In this guide, we’ll explore how to create custom human evaluators by defining a simple Conciseness Rating on the likert scale (1-5), which allows users to manually grade outputs on a custom evaluation criteria.

Creating the evaluator

UI Walkthrough

Use the following UI walkthrough alongside the guide below to create a custom Python evaluator in the HoneyHive console.

Navigating to the Evaluators tab in the left sidebar. Click Add Evaluator to create a new evaluator and select Human Evaluator.

Define the criteria

Here, you can provide a description of the evaluation criteria to your annotators. This description will be available to any reviewers when evaluating individual events or sessions.
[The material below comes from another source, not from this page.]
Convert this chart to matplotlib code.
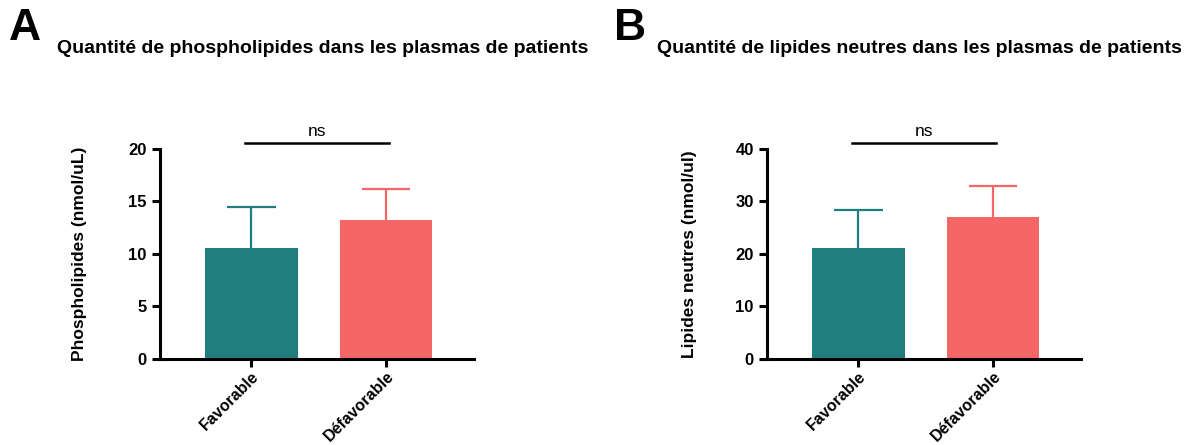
import matplotlib
matplotlib.use("Agg")
import matplotlib.pyplot as plt

plt.rcParams['font.family'] = ['Liberation Sans', 'DejaVu Sans']
plt.rcParams['font.weight'] = 'bold'

groups = ["Favorable", "Défavorable"]
colors = ["#1f7f7e", "#f56767"]

phospho_mean = [10.6, 13.2]
phospho_sd = [3.9, 3.0]
neutral_mean = [21.1, 27.0]
neutral_sd = [7.2, 5.9]

yticks_a = [0, 5, 10, 15, 20]
yticks_b = [0, 10, 20, 30, 40]


def draw_panel(ax, means, sds, yticks, ylabel, ns_y, labelpad):
    x = range(len(groups))
    ax.bar(x, means, width=0.69, color=colors, zorder=2)
    for xi, m, s, c in zip(x, means, sds, colors):
        ax.vlines(xi, m, m + s, color=c, lw=1.6, zorder=1)
        ax.hlines(m + s, xi - 0.18, xi + 0.18, color=c, lw=1.6, zorder=1)

    ax.set_xlim(-0.68, 1.654)
    ax.set_ylim(yticks[0], yticks[-1])
    ax.set_yticks(yticks)
    ax.set_xticks(list(x))
    ax.set_xticklabels(groups, rotation=45, ha='right', va='top',
                       rotation_mode='anchor', fontsize=11.5, fontweight='bold')
    ax.tick_params(axis='y', labelsize=12, width=2.2, length=6)
    ax.tick_params(axis='x', width=2.2, length=6, pad=1)
    for lab in ax.get_yticklabels():
        lab.set_fontweight('bold')
    ax.set_ylabel(ylabel, fontsize=12.5, fontweight='bold', labelpad=labelpad)

    for side in ['top', 'right']:
        ax.spines[side].set_visible(False)
    for side in ['left', 'bottom']:
        ax.spines[side].set_linewidth(2.2)

    # significance bar between the two groups
    ax.plot([-0.05, 1.02], [ns_y, ns_y], color='black', lw=1.8, clip_on=False)
    ax.text(0.485, ns_y * 1.02, "ns", ha='center', va='bottom', fontsize=12.5,
            fontweight='normal')


fig = plt.figure(figsize=(11.99, 4.45), dpi=100)
ax_a = fig.add_axes([0.1334, 0.1933, 0.2619, 0.4719])
ax_b = fig.add_axes([0.6397, 0.1933, 0.2619, 0.4719])

draw_panel(ax_a, phospho_mean, phospho_sd, yticks_a,
           "Phospholipides (nmol/uL)", 20.57, 30)
draw_panel(ax_b, neutral_mean, neutral_sd, yticks_b,
           "Lipides neutres (nmol/ul)", 41.1, 28)

fig.text(0.007, 0.935, "A", fontsize=32, fontweight='bold', va='center')
fig.text(0.512, 0.935, "B", fontsize=32, fontweight='bold', va='center')
fig.text(0.0475, 0.892, "Quantité de phospholipides dans les plasmas de patients",
         fontsize=14, fontweight='bold', va='center')
fig.text(0.548, 0.892, "Quantité de lipides neutres dans les plasmas de patients",
         fontsize=14, fontweight='bold', va='center')

fig.savefig("out.png", dpi=100)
It is often a good idea to include examples of “dos and don’ts” for your annotators to better understand how to grade the outputs.

For this example, we will provide a detailed criteria for grading Conciseness. See below.

1. Relevance: Is the response directly related to the prompt without unnecessary details?
2. Clarity: Is the message clear and easily understandable?
3. Word Economy: Are unnecessary words, phrases, or sentences eliminated?
4. Precision: Does the response use precise language without being vague?
5. Elimination of Filler: Are redundant or filler words removed?
6. Logical Flow: Does the response follow a logical sequence without unnecessary jumps?
7. Brevity vs. Completeness: Is the response concise while still covering all necessary points?
8. Consistency: Does the response maintain consistent conciseness throughout?
9. Engagement: Does the response keep the reader's interest despite its brevity?
10. Overall Impact: Does the response effectively convey the message concisely?

We’ll simply copy and paste the above code in the evaluator console. See below.

Configuration and setup

Configure return type

We currently support the following return types:

  1. Numeric: Allows grading on a scale of 1-n, where n is the Rating Scale
  2. Binary: Allows grading on a 👍/👎 scale
  3. Notes: Allows providing free-form text as feedback

Since our evaluator in this example needs to return value between 1-5, we’ll configure it as Numeric and define Rating Scale as 5.

Configure passing range

Passing ranges are useful in order to be able to detect which test cases failed in your evaluation.

We’d ideally want the model to score 4 or 5, hence we’ll configure this as 4 to 5. This’ll allow us to account for slight errors in judgement made by the evaluator.

Using the evaluator

Annotating logs

All evaluators defined here will automatically appear in the trace view under the session object. You can simply provide feedback on each session or any events / spans within a session. See below.

Annotation Queues: You can create an annotation queue by simply using the trace and span-level filters in the Data Store. Use Completions tab if you’re looking to navigate between LLM requests, and Sessions tab if you’re looking to navigate between traces. You can use keyboard shortcuts like ⬆️ and ⬇️ to navigate across rows.